A man is driving his five-year-old to a friend’s house when another car races in front and cuts them off, nearly causing an accident. “Douche bag!” the father yells. A moment later he realizes the indiscretion, pulls over, and turns to face his son. “Your daddy just said a bad word,” he says. “I was angry at that driver, but that was no excuse for what I said. It was wrong. But just because I said it doesn’t make it right, and I don’t ever want to hear you saying it. Is that clear?” His son looks at him and says: “Too late, douche bag.”
Your Mom is the Best in Town
Three guys are drinking in a bar when a drunk comes in, staggers up to them, and points at the guy in the middle, shouting, "Your mom's the best lay in town." Everyone expects a fight, but the guy ignores him and the drunk wanders off and stands at the far end of the bar. Ten minutes later, the drunk comes back, points to the same guy, and says, "I just screwed your mom, and it was swe-e-et!" Again the guy refuses to take the bait, and the drunk wanders off.
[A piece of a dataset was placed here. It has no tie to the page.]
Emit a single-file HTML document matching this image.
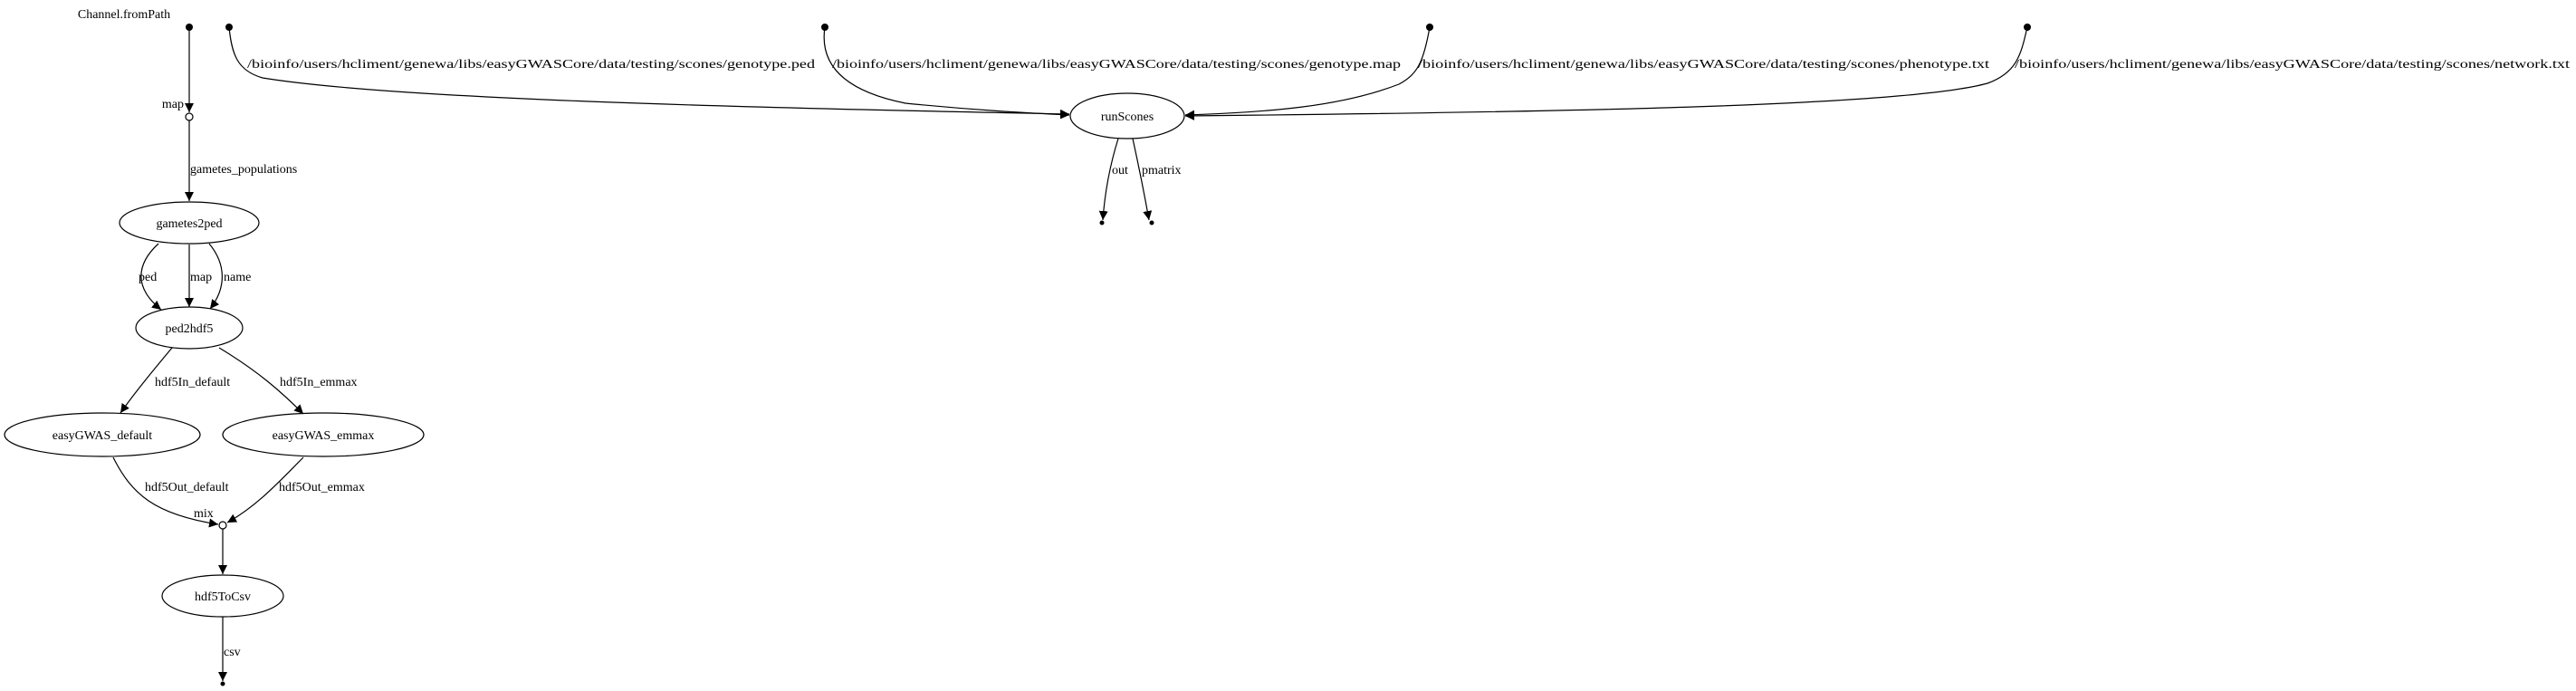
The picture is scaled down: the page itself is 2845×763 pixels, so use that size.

Ten minutes later he comes back and announces, "Your mom even let me..." Finally the guy interrupts: "Go home, Dad - you're drunk!"
I was reading an article last night about fathers and sons, and memories came flooding back of the time I took my son out for his first pint.
Off we went to our local pub which is only two blocks from the house. I got him a Guinness. He didn't like it, so I drank it. Then I got him a Stroh’s, he didn't like that either, so I drank it. It was the same with the Molson's and the Labatt's.
I thought maybe he'd like whiskey better than beer so we tried a Jameson's, nope! By the time I realized he just didn't like to drink I was so fookin' shit-faced I could hardly push the stroller back home!
On the first day of school in Houston, a teacher decided to get to know the kids by asking them their names and what their fathers did for a living. The first little girl said: "My name is Mary and my daddy is a postman." The next little boy said: "I'm Andy and my dad is a mechanic." Then another little boy said: "My name is Jimmy and my father is a striptease dancer in a cabaret for gay men." The teacher gasped and quickly changed the subject, but later in the schoolyard the teacher approached Jimmy privately and asked if it was really true that his dad danced nude in a gay bar. The kid blushed and said, "I'm sorry, but my dad is an auditor for Arthur Andersen and I was just too embarrassed to say so."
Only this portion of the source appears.